§ What is required:
Reproduce all the lines exactly as they stand, apart from the pictures.

§ Source data:
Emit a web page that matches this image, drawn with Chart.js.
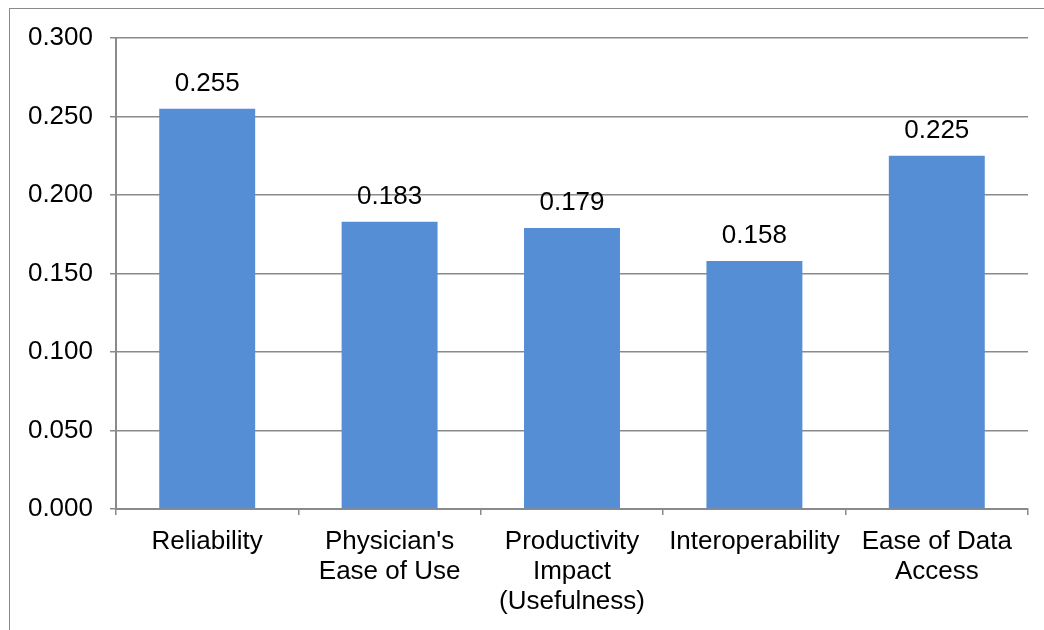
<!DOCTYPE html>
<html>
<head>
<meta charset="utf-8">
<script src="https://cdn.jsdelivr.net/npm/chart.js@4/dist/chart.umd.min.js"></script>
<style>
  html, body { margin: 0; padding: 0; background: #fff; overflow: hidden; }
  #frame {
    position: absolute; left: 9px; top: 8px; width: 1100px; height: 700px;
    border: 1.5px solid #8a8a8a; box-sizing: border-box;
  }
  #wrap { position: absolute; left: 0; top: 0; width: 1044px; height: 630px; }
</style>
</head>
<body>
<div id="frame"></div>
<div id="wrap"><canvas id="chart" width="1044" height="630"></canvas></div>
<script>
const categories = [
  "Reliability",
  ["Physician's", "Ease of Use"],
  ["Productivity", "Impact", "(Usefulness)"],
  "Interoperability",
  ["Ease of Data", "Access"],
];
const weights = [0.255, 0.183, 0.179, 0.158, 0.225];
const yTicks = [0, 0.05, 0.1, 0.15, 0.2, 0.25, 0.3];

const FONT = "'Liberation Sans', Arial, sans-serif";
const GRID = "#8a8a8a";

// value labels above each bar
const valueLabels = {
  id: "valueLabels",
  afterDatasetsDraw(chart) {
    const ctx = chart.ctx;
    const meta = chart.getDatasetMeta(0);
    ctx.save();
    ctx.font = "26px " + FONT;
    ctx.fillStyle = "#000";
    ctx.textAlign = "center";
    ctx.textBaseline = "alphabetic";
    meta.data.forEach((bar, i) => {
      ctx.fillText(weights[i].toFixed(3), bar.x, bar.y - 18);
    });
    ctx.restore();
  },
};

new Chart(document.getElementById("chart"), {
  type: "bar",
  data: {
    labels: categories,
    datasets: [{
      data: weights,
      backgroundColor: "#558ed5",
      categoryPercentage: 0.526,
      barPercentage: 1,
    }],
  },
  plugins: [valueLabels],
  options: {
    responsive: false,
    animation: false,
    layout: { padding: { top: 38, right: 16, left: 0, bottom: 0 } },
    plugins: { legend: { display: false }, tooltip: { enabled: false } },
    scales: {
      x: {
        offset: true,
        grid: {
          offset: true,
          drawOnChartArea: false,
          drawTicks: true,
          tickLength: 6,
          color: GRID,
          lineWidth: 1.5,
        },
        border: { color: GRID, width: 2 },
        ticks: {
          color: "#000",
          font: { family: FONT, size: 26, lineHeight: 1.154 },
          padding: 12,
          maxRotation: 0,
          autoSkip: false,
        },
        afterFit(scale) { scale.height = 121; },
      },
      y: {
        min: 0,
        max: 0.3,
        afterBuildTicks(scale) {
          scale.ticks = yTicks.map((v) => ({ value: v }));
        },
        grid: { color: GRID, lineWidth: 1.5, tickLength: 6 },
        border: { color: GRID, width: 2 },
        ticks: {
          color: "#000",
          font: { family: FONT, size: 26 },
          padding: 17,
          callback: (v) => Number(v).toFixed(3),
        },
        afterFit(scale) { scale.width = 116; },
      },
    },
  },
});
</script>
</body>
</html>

§ Solution to the exercise:
Emit a web page that matches this image, drawn with Chart.js.
<!DOCTYPE html>
<html>
<head>
<meta charset="utf-8">
<script src="https://cdn.jsdelivr.net/npm/chart.js@4/dist/chart.umd.min.js"></script>
<style>
  html, body { margin: 0; padding: 0; background: #fff; overflow: hidden; }
  #frame {
    position: absolute; left: 9px; top: 8px; width: 1100px; height: 700px;
    border: 1.5px solid #8a8a8a; box-sizing: border-box;
  }
  #wrap { position: absolute; left: 0; top: 0; width: 1044px; height: 630px; }
</style>
</head>
<body>
<div id="frame"></div>
<div id="wrap"><canvas id="chart" width="1044" height="630"></canvas></div>
<script>
const categories = [
  "Reliability",
  ["Physician's", "Ease of Use"],
  ["Productivity", "Impact", "(Usefulness)"],
  "Interoperability",
  ["Ease of Data", "Access"],
];
const weights = [0.255, 0.183, 0.179, 0.158, 0.225];
const yTicks = [0, 0.05, 0.1, 0.15, 0.2, 0.25, 0.3];

const FONT = "'Liberation Sans', Arial, sans-serif";
const GRID = "#8a8a8a";

// value labels above each bar
const valueLabels = {
  id: "valueLabels",
  afterDatasetsDraw(chart) {
    const ctx = chart.ctx;
    const meta = chart.getDatasetMeta(0);
    ctx.save();
    ctx.font = "26px " + FONT;
    ctx.fillStyle = "#000";
    ctx.textAlign = "center";
    ctx.textBaseline = "alphabetic";
    meta.data.forEach((bar, i) => {
      ctx.fillText(weights[i].toFixed(3), bar.x, bar.y - 18);
    });
    ctx.restore();
  },
};

new Chart(document.getElementById("chart"), {
  type: "bar",
  data: {
    labels: categories,
    datasets: [{
      data: weights,
      backgroundColor: "#558ed5",
      categoryPercentage: 0.526,
      barPercentage: 1,
    }],
  },
  plugins: [valueLabels],
  options: {
    responsive: false,
    animation: false,
    layout: { padding: { top: 38, right: 16, left: 0, bottom: 0 } },
    plugins: { legend: { display: false }, tooltip: { enabled: false } },
    scales: {
      x: {
        offset: true,
        grid: {
          offset: true,
          drawOnChartArea: false,
          drawTicks: true,
          tickLength: 6,
          color: GRID,
          lineWidth: 1.5,
        },
        border: { color: GRID, width: 2 },
        ticks: {
          color: "#000",
          font: { family: FONT, size: 26, lineHeight: 1.154 },
          padding: 12,
          maxRotation: 0,
          autoSkip: false,
        },
        afterFit(scale) { scale.height = 121; },
      },
      y: {
        min: 0,
        max: 0.3,
        afterBuildTicks(scale) {
          scale.ticks = yTicks.map((v) => ({ value: v }));
        },
        grid: { color: GRID, lineWidth: 1.5, tickLength: 6 },
        border: { color: GRID, width: 2 },
        ticks: {
          color: "#000",
          font: { family: FONT, size: 26 },
          padding: 17,
          callback: (v) => Number(v).toFixed(3),
        },
        afterFit(scale) { scale.width = 116; },
      },
    },
  },
});
</script>
</body>
</html>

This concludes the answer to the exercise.